Put your soil to the test.

Apply some back-to-school spirit to your lawn by considering a soil test to determine the quality of your soil. Soil testing is easy; you can usually find access to a local soil testing lab online or through your local greenhouse or hardware store. Having a few samples of your lawn area’s soil tested will let you know how your lawn is doing, how nutrient-rich it is (i.e. nitrogen and phosphorous content), and how many contaminates it contains.
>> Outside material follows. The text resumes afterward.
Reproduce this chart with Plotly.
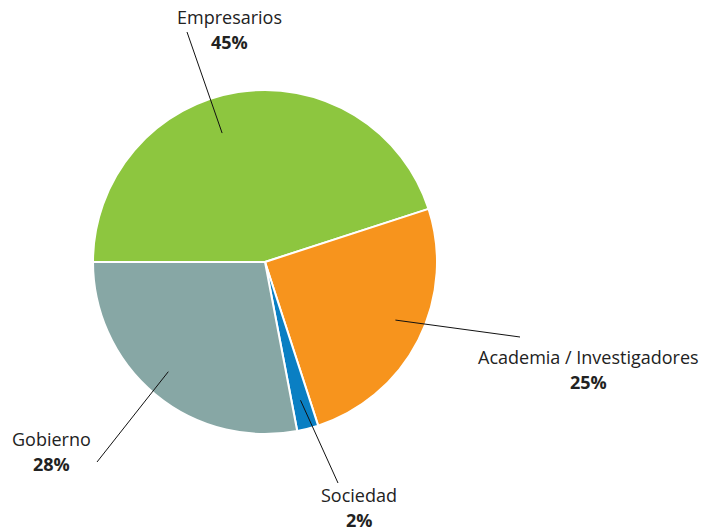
import math
import plotly.graph_objects as go

labels = ["Empresarios", "Academia / Investigadores", "Sociedad", "Gobierno"]
values = [45, 25, 2, 28]
pct_text = ["45%", "25%", "2%", "28%"]
colors = ["#8DC63F", "#F7941D", "#0A7FC3", "#87A7A5"]

W, H = 701, 531
cx, cy, R = 265, 262, 172  # pie center / radius in pixels (layout)

# layout positions of labels (pixels) and leader line ends
label_pos = [(229, 17), (588, 357), (359, 495), (51, 439)]
line_outer = [(187, 32), (520, 337), (338, 483), (97, 462)]
line_angle_adj = [9.4, 3.0, 0.0, -1.8]
line_rfrac = [0.79, 0.83, 0.83, 0.85]

fig = go.Figure(go.Pie(
    labels=labels, values=values, sort=False, direction="clockwise",
    rotation=270, textinfo="none", hoverinfo="label+percent",
    marker=dict(colors=colors, line=dict(color="white", width=2)),
    domain=dict(x=[(cx - R) / W, (cx + R) / W], y=[(H - cy - R) / H, (H - cy + R) / H]),
    showlegend=False,
))

shapes = []
annotations = []
total = sum(values)
start = 180.0
for i, v in enumerate(values):
    sweep = v / total * 360
    mid = math.radians(start - sweep / 2 + line_angle_adj[i])
    start -= sweep
    ix = cx + line_rfrac[i] * R * math.cos(mid)
    iy = cy - line_rfrac[i] * R * math.sin(mid)
    ox, oy = line_outer[i]
    shapes.append(dict(type="line", xref="paper", yref="paper",
                       x0=ix / W, y0=1 - iy / H, x1=ox / W, y1=1 - oy / H,
                       line=dict(color="#111", width=1)))
    lx, ly = label_pos[i]
    annotations.append(dict(x=lx / W, y=1 - ly / H, xref="paper", yref="paper",
                            text=labels[i], showarrow=False, xanchor="center", yanchor="middle",
                            font=dict(size=18, color="#222")))
    annotations.append(dict(x=lx / W, y=1 - (ly + 25) / H, xref="paper", yref="paper",
                            text="<b>" + pct_text[i] + "</b>", showarrow=False,
                            xanchor="center", yanchor="middle",
                            font=dict(size=18, color="#222")))

fig.update_layout(
    width=W, height=H, margin=dict(l=0, r=0, t=0, b=0),
    paper_bgcolor="white", plot_bgcolor="white",
    font=dict(family="Open Sans, sans-serif"),
    shapes=shapes, annotations=annotations,
)
fig.write_html("out.html", config={"displayModeBar": False},
               post_script="document.body.style.margin='0';document.body.style.overflow='hidden';")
Experts recommend soil testing during the fall to give time for using the results for the next growing season.
Weed, or warn weeds away.

Late summer / early fall is a good time to tackle those weeds, but keep a few things in mind:

  • Some herbicides used in weed killers can prevent new lawn seeds from germinating, so if you’ve just fed your grass, take a pass on herbicides.
  • No weeds yet? Be proactive by using herbicides for “pre-emergent” weeds. These products can help keep your lawn weed-free during the fall.

Loosen things up.

This time of year is also good for aerating, which loosens up the soil beneath the lawn and can be a good time for seeding. Waiting for some rain to get the soil in good condition first is wise, and waiting until after you aerate to seed is even wiser. Do you live in a hot, dry climate? You may want to wait to aerate, since aerating an overly dry lawn can damage your soil.
No need for any of these three tips? Then just keep mowing, watering, and wait for cooler temperatures. Fall and winter are lower maintenance seasons for lawns, freeing you to do some more creative things with your landscape; or, to simply relax!